## WRITTEN REQUEST
Can you copy out the data exactly? Leave the images out.

## DATA EXCERPT
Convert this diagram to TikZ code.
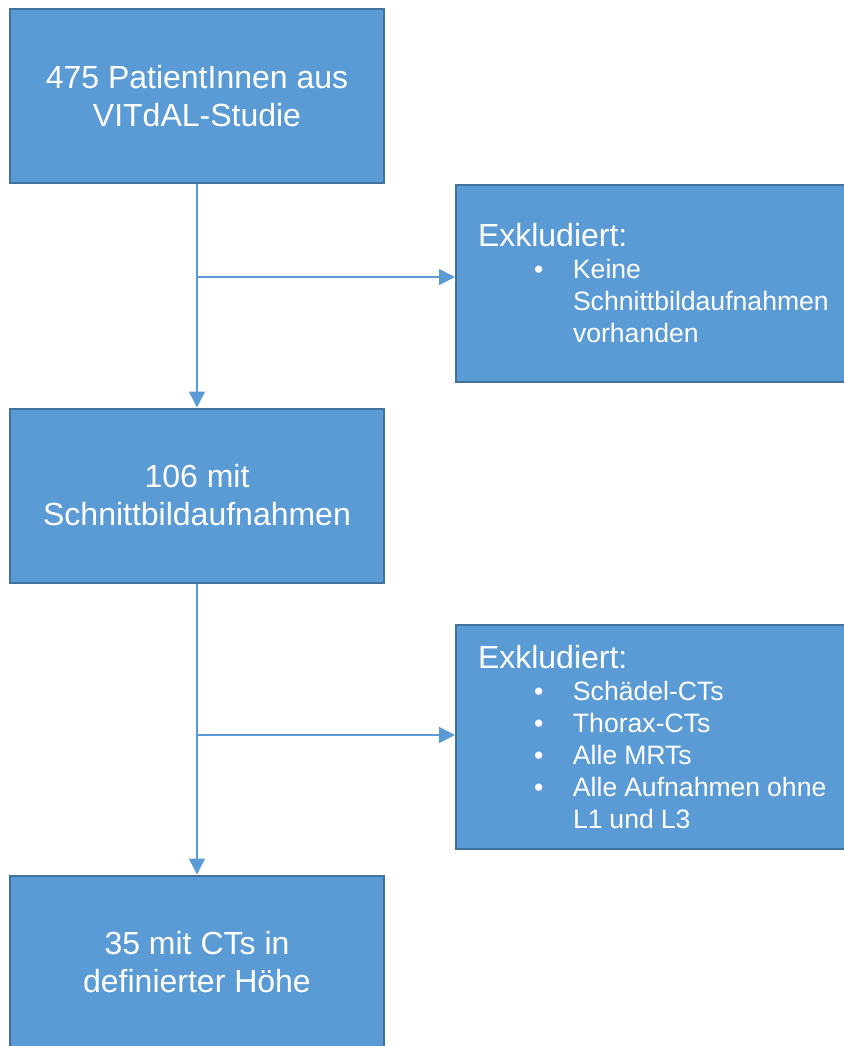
\documentclass[tikz,border=0pt]{standalone}
\usepackage{fontspec}
\setmainfont{Liberation Sans}
\usetikzlibrary{positioning,arrows.meta}
\definecolor{boxfill}{HTML}{5B9BD5}
\definecolor{boxedge}{HTML}{41719C}
\newcommand{\exclitem}[1]{\par{\fontsize{13.3}{16}\selectfont\hspace*{28pt}\makebox[19.5pt][l]{\textbullet}\parbox[t]{140pt}{\raggedright\fontsize{13.3}{16}\selectfont\spaceskip=0.26em\relax #1}\par}}

\begin{document}
\begin{tikzpicture}[x=0.5pt,y=-0.5pt,
    stagebox/.style={draw=boxedge,line width=1pt,fill=boxfill,text=white,minimum width=187pt,minimum height=87pt,inner sep=0pt,align=center,font=\fontsize{16}{19}\selectfont},
    exclbox/.style={draw=boxedge,line width=1pt,fill=boxfill,text=white,anchor=west,text width=176pt,inner xsep=11pt,inner ysep=0pt,minimum height=#1,align=left,font=\fontsize{16}{19}\selectfont},
    flowline/.style={boxfill,line width=0.75pt,-{Triangle[length=8pt,width=8pt]}}]
    \useasboundingbox (0,0) rectangle (843,1046);
    \node[stagebox] (alle) at (197,96) {475 PatientInnen aus\\VITdAL-Studie};
    \node[stagebox] (bild) at (197,495.5) {106 mit\\Schnittbildaufnahmen};
    \node[stagebox] (hoehe) at (197,962.5) {35 mit CTs in\\definierter Höhe};
    \node[exclbox=98.5pt] (excl1) at (455,283) {Exkludiert:\exclitem{Keine\\Schnittbildaufnahmen\\vorhanden}};
    \node[exclbox=112pt] (excl2) at (455,737) {Exkludiert:\exclitem{Schädel-CTs}\exclitem{Thorax-CTs}\exclitem{Alle MRTs}\exclitem{Alle Aufnahmen ohne\\L1 und L3}};
    \coordinate (fork1) at (197,277); \coordinate (fork2) at (197,735);
    \draw[flowline](alle.south)--(bild.north); \draw[flowline](bild.south)--(hoehe.north);
    \draw[flowline](fork1)--(fork1 -| excl1.west); \draw[flowline](fork2)--(fork2 -| excl2.west);
  \end{tikzpicture}
\end{document}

## ANSWER TO THE TASK
Convert this diagram to TikZ code.
\documentclass[tikz,border=0pt]{standalone}
\usepackage{fontspec}
\setmainfont{Liberation Sans}
\usetikzlibrary{positioning,arrows.meta}
\definecolor{boxfill}{HTML}{5B9BD5}
\definecolor{boxedge}{HTML}{41719C}
\newcommand{\exclitem}[1]{\par{\fontsize{13.3}{16}\selectfont\hspace*{28pt}\makebox[19.5pt][l]{\textbullet}\parbox[t]{140pt}{\raggedright\fontsize{13.3}{16}\selectfont\spaceskip=0.26em\relax #1}\par}}

\begin{document}
\begin{tikzpicture}[x=0.5pt,y=-0.5pt,
    stagebox/.style={draw=boxedge,line width=1pt,fill=boxfill,text=white,minimum width=187pt,minimum height=87pt,inner sep=0pt,align=center,font=\fontsize{16}{19}\selectfont},
    exclbox/.style={draw=boxedge,line width=1pt,fill=boxfill,text=white,anchor=west,text width=176pt,inner xsep=11pt,inner ysep=0pt,minimum height=#1,align=left,font=\fontsize{16}{19}\selectfont},
    flowline/.style={boxfill,line width=0.75pt,-{Triangle[length=8pt,width=8pt]}}]
    \useasboundingbox (0,0) rectangle (843,1046);
    \node[stagebox] (alle) at (197,96) {475 PatientInnen aus\\VITdAL-Studie};
    \node[stagebox] (bild) at (197,495.5) {106 mit\\Schnittbildaufnahmen};
    \node[stagebox] (hoehe) at (197,962.5) {35 mit CTs in\\definierter Höhe};
    \node[exclbox=98.5pt] (excl1) at (455,283) {Exkludiert:\exclitem{Keine\\Schnittbildaufnahmen\\vorhanden}};
    \node[exclbox=112pt] (excl2) at (455,737) {Exkludiert:\exclitem{Schädel-CTs}\exclitem{Thorax-CTs}\exclitem{Alle MRTs}\exclitem{Alle Aufnahmen ohne\\L1 und L3}};
    \coordinate (fork1) at (197,277); \coordinate (fork2) at (197,735);
    \draw[flowline](alle.south)--(bild.north); \draw[flowline](bild.south)--(hoehe.north);
    \draw[flowline](fork1)--(fork1 -| excl1.west); \draw[flowline](fork2)--(fork2 -| excl2.west);
  \end{tikzpicture}
\end{document}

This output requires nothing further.